- Born: November 24, 1941 (age 84) Winnipeg, Manitoba, Canada
- Education: University of Manitoba (BA, LLB) Harvard University (MBA)
- Spouse: Heather Reisman ​ ​(m. 1982)​
- Children: 4

= Gerry Schwartz =

Canadian founder, chairman and CEO of Onex Corporation (born 1941)

Gerald W. Schwartz, OC (born 1941) is the founder and chairman of Onex Corporation. Schwartz has a net worth of US$1.5 billion, according to Forbes magazine.

== Early life and career ==
Schwartz was born in Winnipeg, Manitoba. He graduated from Kelvin High School in Winnipeg. He received his B.A. and LL.B. degrees from the University of Manitoba where he became an active brother of the Sigma Alpha Mu fraternity. He later received an MBA degree from Harvard University in 1970.

In the 1970s, Schwartz worked at Bear Stearns, where he was mentored by Jerome Kohlberg, Jr., who later became a founding partner in Kohlberg Kravis Roberts. Schwartz left Bear Stearns by 1977, returning to Canada. Along with Izzy Asper, Schwartz co-founded CanWest Global Communications in 1977.

In 1983, Schwartz founded Onex Corporation.

Schwartz has been a director of Scotiabank since 1999. In 2021, Schwartz's net worth was estimated at US$1.5 billion, making him one of the wealthiest people in Canada. As of 2015, he was the highest paid CEO in Canada.

In May 2023, Gerald Schwartz resigned as CEO of Onex Corporation.

==Personal life==
In 1982, Schwartz married Heather Reisman, who would later go on to become chief executive of Indigo Books and Music. Schwartz has two children from his first marriage and two stepchildren from his marriage to Heather Reisman. The couple are members of the Reform synagogue, Holy Blossom Temple in Toronto. Schwartz and Reisman own the most expensive house in Toronto, valued at $28 million.

=== Recognition ===
The Gerald Schwartz School of Business at St. Francis Xavier University was named in his honour in recognition of his donations to the university. In 2005, he was awarded the Ernst & Young Entrepreneur Of The Year 2005 Ontario Lifetime Achievement award. In 2006, he was made an Officer of the Order of Canada.

=== Philanthropy ===

Schwartz is the co-founder of the Heseg Foundation for Lone Soldiers alongside his wife, Heather Reisman. The organization provides millions of dollars of support in the form of scholarships, a living wage and career development opportunities as a reward for military service with the Israeli Defense Forces (IDF) every year to non-Israeli Jews who volunteered to join the Israeli military and to some Israeli soldiers as well. In 2006, he made a donation to University of Waterloo for an exchange program between University of Waterloo and the University of Haifa.

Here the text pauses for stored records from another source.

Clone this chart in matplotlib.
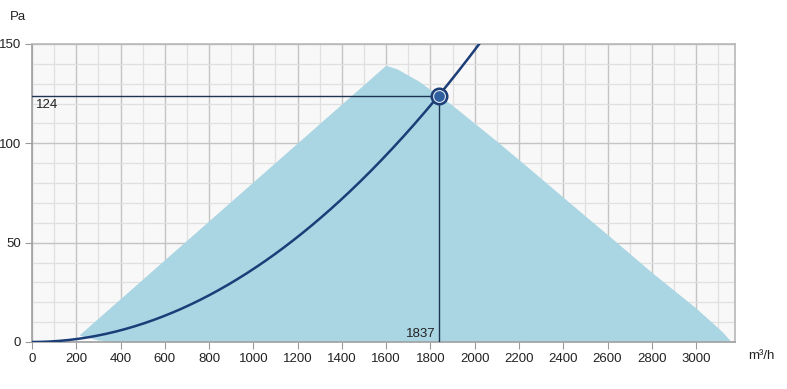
import matplotlib.pyplot as plt
import numpy as np
from matplotlib.ticker import MultipleLocator

plt.rcParams['font.family'] = ['Liberation Sans', 'DejaVu Sans']

# working range of the fan (polygon outline)
range_q = [355, 300, 255, 215, 1600, 1650, 1750, 1837, 1900, 2100, 2250, 2440, 2600, 2800, 3000, 3070, 3120, 3160]
range_p = [0.0, 0.8, 2.0, 3.3, 139, 137.3, 131, 124, 119, 101, 87, 69, 54, 35, 17, 10, 5, 0]

# system curve p = k * q^2 through the duty point
duty_q = 1837
duty_p = 124
x_ticks = list(range(0, 3001, 200))
y_ticks = [0, 50, 100, 150]

fig = plt.figure(figsize=(7.87, 3.89), dpi=100)
ax = fig.add_axes([32 / 787, 1 - 342 / 389, 703 / 787, 298 / 389])
ax.set_facecolor('#f8f8f8')
ax.set_xlim(0, 3176)
ax.set_ylim(0, 150)

ax.xaxis.set_major_locator(MultipleLocator(200))
ax.xaxis.set_minor_locator(MultipleLocator(100))
ax.yaxis.set_major_locator(MultipleLocator(50))
ax.yaxis.set_minor_locator(MultipleLocator(10))
ax.grid(which='minor', color='#e0e0e0', lw=0.9)
ax.grid(which='major', color='#c4c4c4', lw=1.0)
ax.set_axisbelow(True)

ax.fill(range_q, range_p, color='#aad5e3', lw=0, zorder=2)

k = duty_p / duty_q ** 2
q = np.linspace(0, 2100, 300)
ax.plot(q, k * q ** 2, color='#1b3d78', lw=1.8, zorder=4, clip_on=True)

ax.plot([0, duty_q], [duty_p, duty_p], color='#1e3552', lw=1.0, zorder=3)
ax.plot([duty_q, duty_q], [0, duty_p], color='#1e3552', lw=1.0, zorder=3)
ax.plot(duty_q, duty_p, 'o', ms=12, mfc='#1d3f77', mec='#1d3f77', zorder=5)
ax.plot(duty_q, duty_p, 'o', ms=8.5, mfc='#2f5f9e', mec='#dfe8f3', mew=0.8, zorder=6)

ax.text(20, duty_p - 1.5, str(duty_p), fontsize=9.5, color='#222222', va='top', ha='left')
ax.text(duty_q - 12, 0.8, str(duty_q), fontsize=9.5, color='#222222', va='bottom', ha='right')

ax.set_xticks(x_ticks)
ax.set_yticks(y_ticks)
ax.tick_params(which='major', length=5, color='#9a9a9a', labelsize=9.5, labelcolor='#222222', pad=3)
ax.tick_params(which='minor', length=0)
for s in ['left', 'bottom']:
    ax.spines[s].set_color('#a0a0a0')
    ax.spines[s].set_linewidth(1.2)
for s in ['top', 'right']:
    ax.spines[s].set_color('#b8b8b8')
    ax.spines[s].set_linewidth(1.2)

fig.text(10 / 787, 1 - 17 / 389, 'Pa', fontsize=9.5, color='#222222', va='center', ha='left')
fig.text(748 / 787, 1 - 356 / 389, 'm³/h', fontsize=9.5, color='#222222', va='center', ha='left')

fig.savefig('out.png', dpi=100)
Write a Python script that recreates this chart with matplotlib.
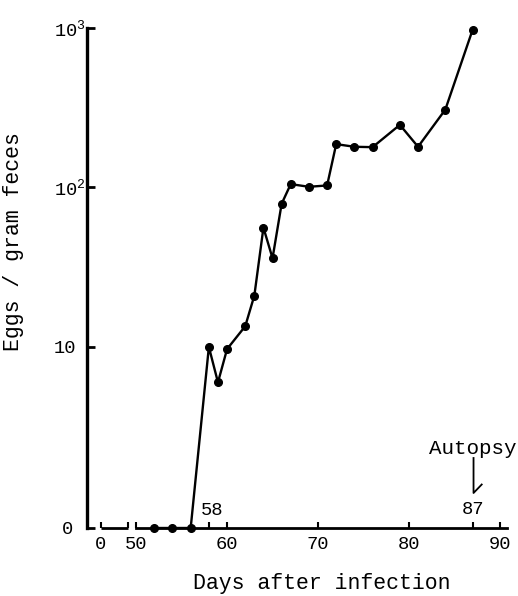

Mount Sinai Hospital announced in December 2013 that a transformational $15 million gift from Schwartz and Reisman would be used to "reshape emergency medicine" at the facility.

The Gerald Schwartz and Heather Reisman Foundation donated $5.3 million to St. Francis Xavier University in Antigonish, Nova Scotia in late 2018 to create scholarships, bursaries and increased recruitment of business students.

In March 2019, the University of Toronto announced that Schwartz and Reisman were giving the university $100 million to build a 750,000-square foot innovation centre through the Gerald Schwartz & Heather Reisman Foundation. According to Reisman, the Schwartz Reisman Innovation Campus will be used to improve technology, particularly Artificial intelligence, and how the public can relate to it. One of the two towers will house the Schwartz Reisman Institute for Technology and Society and the Vector Institute for Artificial Intelligence while the other will include labs for research in regenerative medicine, genetics and precision medicine.